Below are some scattered thoughts about AI, which I hope to update over time.
P.S. If you like models, building on RISK-V/FPGAs, and writing in C, and want to work on local inference, I'm hiring! lama@nuha.com
Last updated: 1Â week, 4Â days ago
- I largely think that LLM-based B2B AI tools are too early to show any real success/takeoff, and consumer AI products are the most likely to find early success. That being said, it does not mean that you shouldn't attempt to build a B2B AI tool right now, because there's value in setting up proprietary data sourcing and collection. However, the fruits of that labor are likely going to take longer.
- I've used a number of the AI coding tools, and while they're certainly impressive for simple things N, they can't really produce valuable code for N+1 level of difficulty, even with a very detailed report on how to solve the problem. I've talked to a number of software engineers, and they've come to the same conclusion.
- It's interesting to me that, while everyone agrees that data cleaning is the most important part, nobody actually seems to be investing in it? RLHF is like a bandaid more than anything.
- Edit: I'm coming back to this point after some time, and I think too much RLHF neuters the model responses in a bad way.
- Chat interfaces are a really boring UI, and prompts are a subpar UX. Why do users have to constantly find new ways to beg, cry, and threaten a computer to get the answers they want?
- I do, however, believe that language models wouldn't have received nearly as much attention as quickly without the chat UI. It was (at the time) a really important design choice/innovation that showed what language models could do and what they were capable of in a really simple way, so much so that I knew 10-year-olds using ChatGPT in January 2023! The chat UI is still useful for some purposes, but I don't think it should be the end-all be-all for all interactions with language models.
- I think search engines' decline is going to be far slower than what people imagine. I still find it sometimes easier to just search for an answer to query than wait for an LLM to generate a response for me.
- Building auxiliary devices and marketing them as a replacement for existing XYZ device is as good as lighting money on fire, and proves that a company doesn't understand their customers (especially if they're selling to the consumer market).
- The barrier to entry (ie, training costs) will drop faster than you can blink.

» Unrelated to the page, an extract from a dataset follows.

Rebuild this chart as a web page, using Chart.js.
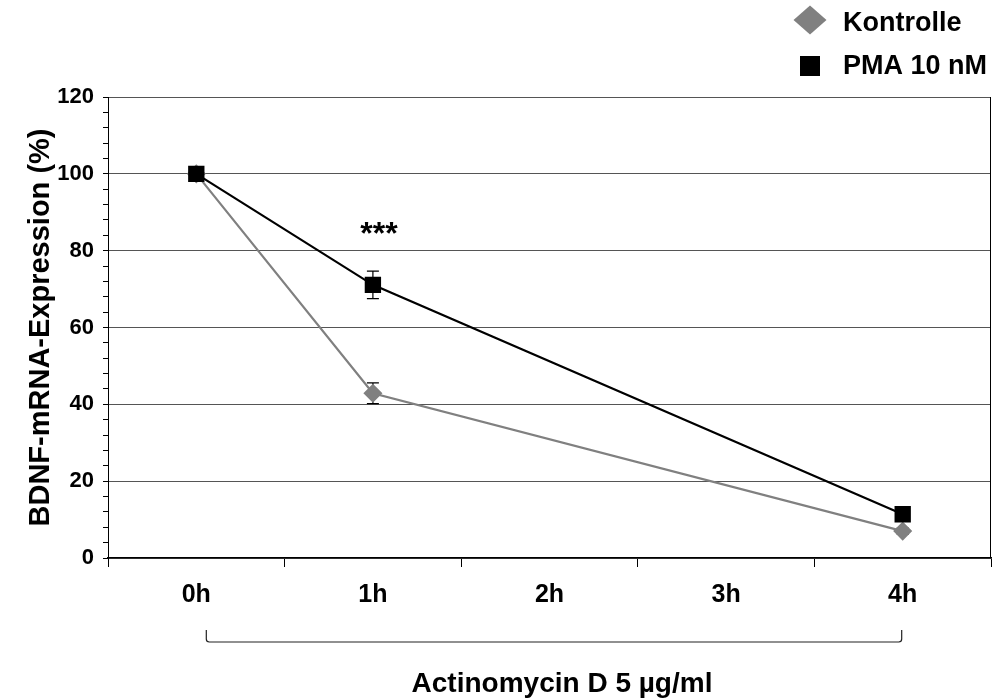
<!DOCTYPE html>
<html><head><meta charset="utf-8">
<script src="https://cdn.jsdelivr.net/npm/chart.js@4/dist/chart.umd.min.js"></script>
<style>html,body{margin:0;padding:0;background:#fff}</style>
</head><body>
<canvas id="c" width="996" height="700"></canvas>
<script>
// ---- data ----
const categories = ['0h', '1h', '2h', '3h', '4h'];
const seriesLabels = ['Kontrolle', 'PMA 10 nM'];
const kontrolle = [100, 42.9, null, null, 7.0];
const kontrolleErr = [0, 2.7, null, null, 0.8];
const pma = [100, 71.1, null, null, 11.4];
const pmaErr = [0, 3.6, null, null, 0.8];
const yMin = 0, yMax = 120, yMajorStep = 20, yMinorStep = 4;
const yTitle = 'BDNF-mRNA-Expression (%)';
const significanceCategory = '1h';
const significanceValue = 84;
const significanceText = '***';
const treatmentLabel = 'Actinomycin D 5 µg/ml';
const bracketFrom = '0h', bracketTo = '4h';

const FONT = "'Liberation Sans', Arial, sans-serif";

const errorBars = {
  id: 'errorBars',
  beforeDatasetsDraw(chart) {
    const {ctx, scales: {x, y}} = chart;
    ctx.save();
    ctx.strokeStyle = '#000';
    ctx.lineWidth = 1.2;
    chart.data.datasets.forEach(ds => {
      ds.errors.forEach((e, j) => {
        const v = ds.data[j];
        if (v == null || !e) return;
        const px = x.getPixelForValue(j);
        const yt = y.getPixelForValue(v + e), yb = y.getPixelForValue(v - e);
        ctx.beginPath();
        ctx.moveTo(px, yt); ctx.lineTo(px, yb);
        ctx.moveTo(px - 6, yt); ctx.lineTo(px + 6, yt);
        ctx.moveTo(px - 6, yb); ctx.lineTo(px + 6, yb);
        ctx.stroke();
      });
    });
    ctx.restore();
  }
};

const decorations = {
  id: 'decorations',
  afterDraw(chart) {
    const {ctx, chartArea: ca, scales: {x, y}} = chart;
    ctx.save();
    // right frame line
    ctx.strokeStyle = '#000';
    ctx.lineWidth = 1;
    ctx.beginPath();
    ctx.moveTo(ca.right - 0.5, ca.top);
    ctx.lineTo(ca.right - 0.5, ca.bottom);
    ctx.stroke();

    // significance stars
    ctx.fillStyle = '#000';
    ctx.font = 'bold 32px ' + FONT;
    ctx.textAlign = 'center';
    ctx.textBaseline = 'middle';
    ctx.fillText(significanceText,
      x.getPixelForValue(categories.indexOf(significanceCategory)) + 6,
      y.getPixelForValue(significanceValue));

    // bracket
    const bx1 = x.getPixelForValue(categories.indexOf(bracketFrom)) + 10;
    const bx2 = x.getPixelForValue(categories.indexOf(bracketTo)) - 1;
    const byTop = 630, byBot = 642, r = 3;
    ctx.lineWidth = 1.2;
    ctx.strokeStyle = '#222';
    ctx.beginPath();
    ctx.moveTo(bx1, byTop);
    ctx.lineTo(bx1, byBot - r);
    ctx.quadraticCurveTo(bx1, byBot, bx1 + r, byBot);
    ctx.lineTo(bx2 - r, byBot);
    ctx.quadraticCurveTo(bx2, byBot, bx2, byBot - r);
    ctx.lineTo(bx2, byTop);
    ctx.stroke();

    // treatment label
    ctx.font = 'bold 28px ' + FONT;
    ctx.textBaseline = 'middle';
    ctx.fillText(treatmentLabel, (bx1 + bx2) / 2 + 8, 684);

    // legend
    ctx.font = 'bold 27px ' + FONT;
    ctx.textAlign = 'left';
    const rows = [20, 66];
    chart.data.datasets.forEach((ds, i) => {
      const cy = rows[i];
      const cx = 810;
      ctx.fillStyle = ds.pointBackgroundColor;
      ctx.beginPath();
      if (ds.pointStyle === 'rectRot') {
        ctx.moveTo(cx - 16.5, cy); ctx.lineTo(cx, cy - 14.5);
        ctx.lineTo(cx + 16.5, cy); ctx.lineTo(cx, cy + 14.5);
        ctx.closePath();
      } else {
        ctx.rect(cx - 10, cy - 10, 20, 20);
      }
      ctx.fill();
      ctx.fillStyle = '#000';
      ctx.fillText(ds.label, 843, cy + (i === 0 ? 4 : 1));
    });
    ctx.restore();
  }
};

new Chart(document.getElementById('c'), {
  type: 'line',
  data: {
    labels: categories,
    datasets: [
      {
        label: seriesLabels[0], data: kontrolle, errors: kontrolleErr, order: 1,
        borderColor: '#808080', backgroundColor: '#808080',
        pointBackgroundColor: '#808080', pointBorderColor: '#808080',
        pointStyle: 'rectRot', pointRadius: 8, pointHoverRadius: 8, borderWidth: 2.2,
        spanGaps: true, tension: 0
      },
      {
        label: seriesLabels[1], data: pma, errors: pmaErr, order: 0,
        borderColor: '#000', backgroundColor: '#000',
        pointBackgroundColor: '#000', pointBorderColor: '#000',
        pointStyle: 'rect', pointRadius: 10, pointHoverRadius: 10, borderWidth: 2.2,
        spanGaps: true, tension: 0
      }
    ]
  },
  options: {
    responsive: false,
    animation: false,
    devicePixelRatio: 1,
    layout: {autoPadding: false, padding: {top: 97, right: 5, left: 0, bottom: 0}},
    plugins: {legend: {display: false}, tooltip: {enabled: false}},
    scales: {
      x: {
        type: 'category',
        offset: true,
        afterFit(s) { s.height = 142; s.paddingLeft = 0; s.paddingRight = 0; },
        grid: {display: true, drawOnChartArea: false, offset: true, tickLength: 9, color: '#000', lineWidth: 1},
        border: {display: true, color: '#000', width: 1.5},
        ticks: {color: '#000', font: {family: FONT, size: 25, weight: 'bold'}, padding: 13, maxRotation: 0}
      },
      y: {
        min: yMin, max: yMax,
        afterFit(s) { s.width = 108; s.paddingTop = 0; s.paddingBottom = 0; },
        grid: {
          color: c => (c.tick && c.tick.value % yMajorStep === 0) ? '#555' : 'rgba(0,0,0,0)',
          tickColor: '#000', tickLength: 5, lineWidth: 1
        },
        border: {display: true, color: '#000', width: 1},
        ticks: {
          stepSize: yMinorStep, autoSkip: false, color: '#000', padding: 9,
          font: {family: FONT, size: 22, weight: 'bold'},
          callback: v => (v % yMajorStep === 0 ? String(v) : '')
        },
        title: {display: true, text: yTitle, color: '#000', font: {family: FONT, size: 29, weight: 'bold'}, padding: {top: 24, bottom: 0}}
      }
    }
  },
  plugins: [errorBars, decorations]
});
</script>
</body></html>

You can already train Llama2-7B-level models for $100k.
- We are in the late 1960s/early 1970s wave of personal computing as it relates to AI hardware. Everyone is over-investing in current boom-and-bust paradigms akin to the "mainframes will take over floors of every building!" mania from the 1970s, but that's all going to go to zero. Models today are very power-hungry, but nobody is pricing in the fact that models will have improved architectures that allow them to be less power-hungry over time and run on smaller hardware. (Even if investors are telling you they are, they actually aren't.) Anyone investing a huge amount of money into GPU data centers might as well be flushing it down the toilet.
- In most cases, relying on synthetic data for training is garbage because the underlying model is trained on garbage data. I'm bearish on generating synthetic data for training out of models trained on reddit-speak.
- Anyone serious about building a consumer AI companion product has to build out their own hardware infrastructure/distribution.
- The hard part about building a consumer AI hardware company is not the hardware, nor the distribution, nor the scaling, much to many investors' confusion. It's in building a product that resonates with consumers. Investors do not understand this point, and due to lack of hardware experience, are focused on the wrong problems. This is what's going to cause many of them to be wiped out/miss out on the next wave of breakout AI/hardware companies. The criteria by which you should be judging companies is NOT a supply chain bet, but a PRODUCT bet.
- The current wave of humanoid robotics startups are all going to fail because they lack data collection infrastructure/hardware distribution needed to train their robots to do useful tasks. These startups will start with 1-2 small trial contracts from companies that are willing to give them a chance, but that effort/scale is not at the level that is needed to actually build a useful industrial product, which is sad because some of the most talented roboticists in the world are working on these products.